-- BEGIN SOURCE MATERIAL --

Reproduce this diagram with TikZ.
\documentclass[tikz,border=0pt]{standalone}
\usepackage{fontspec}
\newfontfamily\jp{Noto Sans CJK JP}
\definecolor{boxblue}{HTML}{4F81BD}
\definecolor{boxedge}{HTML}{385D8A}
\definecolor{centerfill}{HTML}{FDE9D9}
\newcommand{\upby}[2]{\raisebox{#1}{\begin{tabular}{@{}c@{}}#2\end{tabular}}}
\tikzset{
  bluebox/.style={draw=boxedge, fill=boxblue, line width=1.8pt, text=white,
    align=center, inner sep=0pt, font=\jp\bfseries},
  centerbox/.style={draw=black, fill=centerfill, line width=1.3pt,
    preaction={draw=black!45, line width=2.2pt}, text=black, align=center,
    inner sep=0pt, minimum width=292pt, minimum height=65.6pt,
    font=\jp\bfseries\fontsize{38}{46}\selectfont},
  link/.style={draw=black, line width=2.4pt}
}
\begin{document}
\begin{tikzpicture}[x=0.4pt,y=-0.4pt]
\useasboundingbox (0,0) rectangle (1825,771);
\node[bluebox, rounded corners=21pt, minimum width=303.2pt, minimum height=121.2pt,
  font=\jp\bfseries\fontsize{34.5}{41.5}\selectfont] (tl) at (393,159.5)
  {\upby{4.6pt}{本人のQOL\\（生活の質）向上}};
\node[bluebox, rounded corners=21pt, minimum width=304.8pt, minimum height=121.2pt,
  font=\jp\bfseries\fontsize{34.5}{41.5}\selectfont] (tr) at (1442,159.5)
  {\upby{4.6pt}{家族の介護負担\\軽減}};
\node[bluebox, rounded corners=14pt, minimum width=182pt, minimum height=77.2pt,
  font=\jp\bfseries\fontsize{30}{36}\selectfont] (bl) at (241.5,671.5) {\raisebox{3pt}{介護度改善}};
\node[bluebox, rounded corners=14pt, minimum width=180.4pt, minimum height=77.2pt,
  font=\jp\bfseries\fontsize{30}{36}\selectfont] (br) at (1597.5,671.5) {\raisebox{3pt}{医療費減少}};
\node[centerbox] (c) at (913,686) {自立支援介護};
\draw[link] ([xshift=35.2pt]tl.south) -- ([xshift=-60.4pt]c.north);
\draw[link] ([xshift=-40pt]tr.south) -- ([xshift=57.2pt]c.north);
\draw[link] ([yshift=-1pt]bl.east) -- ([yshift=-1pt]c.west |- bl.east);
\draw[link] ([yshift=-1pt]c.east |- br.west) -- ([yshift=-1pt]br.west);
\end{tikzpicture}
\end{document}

-- END SOURCE MATERIAL --

#### OBJECTIVE:
Type the material above out again, exactly.

#### CORRECT RESPONSE:
Reproduce this diagram with TikZ.
\documentclass[tikz,border=0pt]{standalone}
\usepackage{fontspec}
\newfontfamily\jp{Noto Sans CJK JP}
\definecolor{boxblue}{HTML}{4F81BD}
\definecolor{boxedge}{HTML}{385D8A}
\definecolor{centerfill}{HTML}{FDE9D9}
\newcommand{\upby}[2]{\raisebox{#1}{\begin{tabular}{@{}c@{}}#2\end{tabular}}}
\tikzset{
  bluebox/.style={draw=boxedge, fill=boxblue, line width=1.8pt, text=white,
    align=center, inner sep=0pt, font=\jp\bfseries},
  centerbox/.style={draw=black, fill=centerfill, line width=1.3pt,
    preaction={draw=black!45, line width=2.2pt}, text=black, align=center,
    inner sep=0pt, minimum width=292pt, minimum height=65.6pt,
    font=\jp\bfseries\fontsize{38}{46}\selectfont},
  link/.style={draw=black, line width=2.4pt}
}
\begin{document}
\begin{tikzpicture}[x=0.4pt,y=-0.4pt]
\useasboundingbox (0,0) rectangle (1825,771);
\node[bluebox, rounded corners=21pt, minimum width=303.2pt, minimum height=121.2pt,
  font=\jp\bfseries\fontsize{34.5}{41.5}\selectfont] (tl) at (393,159.5)
  {\upby{4.6pt}{本人のQOL\\（生活の質）向上}};
\node[bluebox, rounded corners=21pt, minimum width=304.8pt, minimum height=121.2pt,
  font=\jp\bfseries\fontsize{34.5}{41.5}\selectfont] (tr) at (1442,159.5)
  {\upby{4.6pt}{家族の介護負担\\軽減}};
\node[bluebox, rounded corners=14pt, minimum width=182pt, minimum height=77.2pt,
  font=\jp\bfseries\fontsize{30}{36}\selectfont] (bl) at (241.5,671.5) {\raisebox{3pt}{介護度改善}};
\node[bluebox, rounded corners=14pt, minimum width=180.4pt, minimum height=77.2pt,
  font=\jp\bfseries\fontsize{30}{36}\selectfont] (br) at (1597.5,671.5) {\raisebox{3pt}{医療費減少}};
\node[centerbox] (c) at (913,686) {自立支援介護};
\draw[link] ([xshift=35.2pt]tl.south) -- ([xshift=-60.4pt]c.north);
\draw[link] ([xshift=-40pt]tr.south) -- ([xshift=57.2pt]c.north);
\draw[link] ([yshift=-1pt]bl.east) -- ([yshift=-1pt]c.west |- bl.east);
\draw[link] ([yshift=-1pt]c.east |- br.west) -- ([yshift=-1pt]br.west);
\end{tikzpicture}
\end{document}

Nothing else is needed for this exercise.